Business

Simple Steps to Efficient Workforce Planning

You own and operate a company that is just now getting back to normal. You probably let most, if not all, of your employees go in March of this year. As a result, you can either call them all back, or choose to take steps to get better employees into better positions.

However, if you are going to do that, you will need to move quickly to replace some employees in the fastest and most efficient way possible. Some simple steps to efficient workforce planning can help.

Make Sure Your HR Personnel Are Aware of the Changes and Needs for New Employees

If you are inviting back all of your old HR staff, be sure to inform them that there will be some changes with employees and that new employees will be hired to fill those positions.

The HR employees will begin drawing up separation papers for the employees that will be let go and hiring documents for new recruits. The HR staff will have to be included in the new workforce planning stages too, if you expect everything to run smoothly.

The Five Steps to Efficient Workforce Planning

Once your HR staff have been apprised of the situation for people returning to work at the office versus those you will let go, everyone needs to be on the same page with the workforce plan. This includes all executive level staff and office support staff, if applicable.

The steps include:

1. Assess Your Company’s Employment Needs

What are your future projected needs to meet adequate workforce goals? Are you going to need to replace twenty employees and add another forty in the next six months, or do you need more or less that number?

Your executives should be creating the business plan that stipulates exactly what you need in terms of employee new hires and employee replacements.
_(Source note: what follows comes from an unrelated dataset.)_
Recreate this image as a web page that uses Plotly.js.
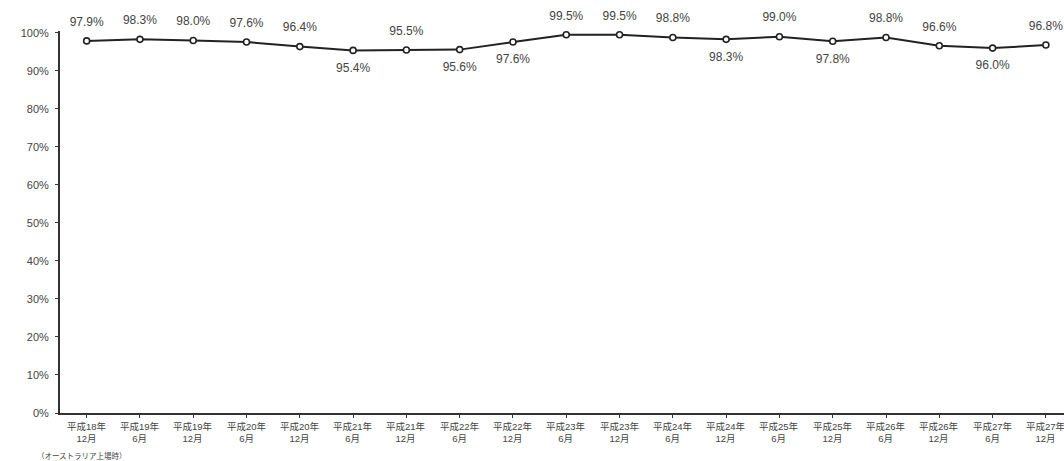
<!DOCTYPE html>
<html><head><meta charset="utf-8">
<script src="https://cdn.plot.ly/plotly-3.0.1.min.js"></script>
<style>html,body{margin:0;padding:0;background:#fff}#c{width:1064px;height:461px}</style>
</head><body><div id="c"></div>
<script>
const categories = ["平成18年<br>12月","平成19年<br>6月","平成19年<br>12月","平成20年<br>6月","平成20年<br>12月","平成21年<br>6月","平成21年<br>12月","平成22年<br>6月","平成22年<br>12月","平成23年<br>6月","平成23年<br>12月","平成24年<br>6月","平成24年<br>12月","平成25年<br>6月","平成25年<br>12月","平成26年<br>6月","平成26年<br>12月","平成27年<br>6月","平成27年<br>12月"];
const values = [97.9,98.3,98.0,97.6,96.4,95.4,95.5,95.6,97.6,99.5,99.5,98.8,98.3,99.0,97.8,98.8,96.6,96.0,96.8];
const labelSide = ["top","top","top","top","top","bottom","top","bottom","bottom","top","top","top","bottom","top","bottom","top","top","bottom","top"];
const yTicks = [0,10,20,30,40,50,60,70,80,90,100];
const footnote = "（オーストラリア上場時）";

const idx = categories.map((_, i) => i);
const plotH = 461 - 31 - 48;
const lineTrace = {
  x: idx, y: values, type: 'scatter', mode: 'lines+markers',
  line: {color: '#222', width: 2},
  marker: {symbol: 'circle', size: 6, color: '#fff', line: {color: '#222', width: 1.6}},
  cliponaxis: false, hoverinfo: 'none'
};
const labelTrace = {
  x: idx, y: values, type: 'scatter', mode: 'markers+text',
  marker: {size: 18, color: 'rgba(0,0,0,0)'},
  text: values.map(v => v.toFixed(1) + '%'),
  textposition: labelSide.map(s => s + ' center'),
  textfont: {family: 'Liberation Sans, Arial, sans-serif', size: 12, color: '#444'},
  cliponaxis: false, hoverinfo: 'none'
};
const catAnn = categories.map((c, i) => ({
  text: c, xref: 'x', yref: 'paper', x: i, y: -(419 - 413) / plotH,
  xanchor: 'center', yanchor: 'top', showarrow: false, align: 'center',
  font: {family: 'Liberation Sans, "Noto Sans CJK JP", sans-serif', size: 9.5, color: '#444'}
}));
const layout = {
  width: 1064, height: 461,
  margin: {l: 60, r: 0, t: 31, b: 48},
  paper_bgcolor: '#fff', plot_bgcolor: '#fff',
  showlegend: false,
  font: {family: 'Liberation Sans, "Noto Sans CJK JP", sans-serif', color: '#444'},
  xaxis: {
    range: [-0.5, 18.34], tickmode: 'array', tickvals: idx, showticklabels: false,
    showgrid: false, zeroline: false, showline: true, linecolor: '#333', linewidth: 2,
    ticks: 'outside', ticklen: 3, tickcolor: '#333', tickson: 'boundaries', fixedrange: true
  },
  yaxis: {
    range: [0, 100.5], tickmode: 'array', tickvals: yTicks, ticktext: yTicks.map(v => v + '%'),
    showgrid: false, zeroline: false, showline: true, linecolor: '#333', linewidth: 2,
    ticks: 'outside', ticklen: 3, tickcolor: '#333',
    tickfont: {family: 'Liberation Sans, Arial, sans-serif', size: 11, color: '#444'},
    ticklabelstandoff: 4, fixedrange: true
  },
  annotations: catAnn.concat([{
    text: footnote, xref: 'paper', yref: 'paper', x: (35 - 60) / 1004, y: -(455 - 413) / plotH,
    xanchor: 'left', yanchor: 'middle', showarrow: false,
    font: {family: '"Noto Sans CJK JP", sans-serif', size: 7.5, color: '#444'}
  }])
};
Plotly.newPlot('c', [lineTrace, labelTrace], layout, {displayModeBar: false, staticPlot: true});
</script></body></html>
2. Identify Areas of Weakness and Turnover Issues

Every company has a weak area and an area where there is a constant turnover in staff/employees. Knowing where these areas are and how to plan for the shortage of employees in advance helps prevent workflow “pauses.”

3. Create a Plan of Action

What are you going to do about the problems in the previous two steps? Being prepared is not enough if you are not ready to execute a plan to make a bad situation better.

Here is where your HR staff and your executives all need to be on the same page with you and know exactly what you want them and expect them to do in the event you are not present to execute the action plan.

4. Everyone Has a Job to Do, and Should Do It

At this point, everyone should have been assigned part of the action plan and know exactly what their part is, when to execute that part of the plan, and how much it will cost to execute their part of the plan when the time is right.

You should have everything planned out so expertly well that you could easily take a vacation and feel comfortable about every employee doing exactly what you need them to do. This includes all of your new hires and replacement employees too.

5. When You Finally Execute the Plan, Assess

The best-made plans still need an assessment once they have been executed. Every new employee, every replacement employee, every project and every dollar should be monitored, examined, and if need be, tweak the plan.

You want a well-oiled company machine, you have to check its gears for adequate oil, metaphorically speaking.

Don’t Forget Deadlines

Deadlines keep a company moving forward. You cannot have efficient workforce planning if you do not make and keep deadlines. Every step of the planning should have a deadline, especially if you are just starting to reopen for business and need to speed things up to keep your company from collapsing completely.

Those deadlines are probably going to look like two weeks to a month or less for each step or stage. Be really strict and forceful about the deadlines so that you and the employees you want to keep/retain will be successful in your near future and not-so-near future endeavors.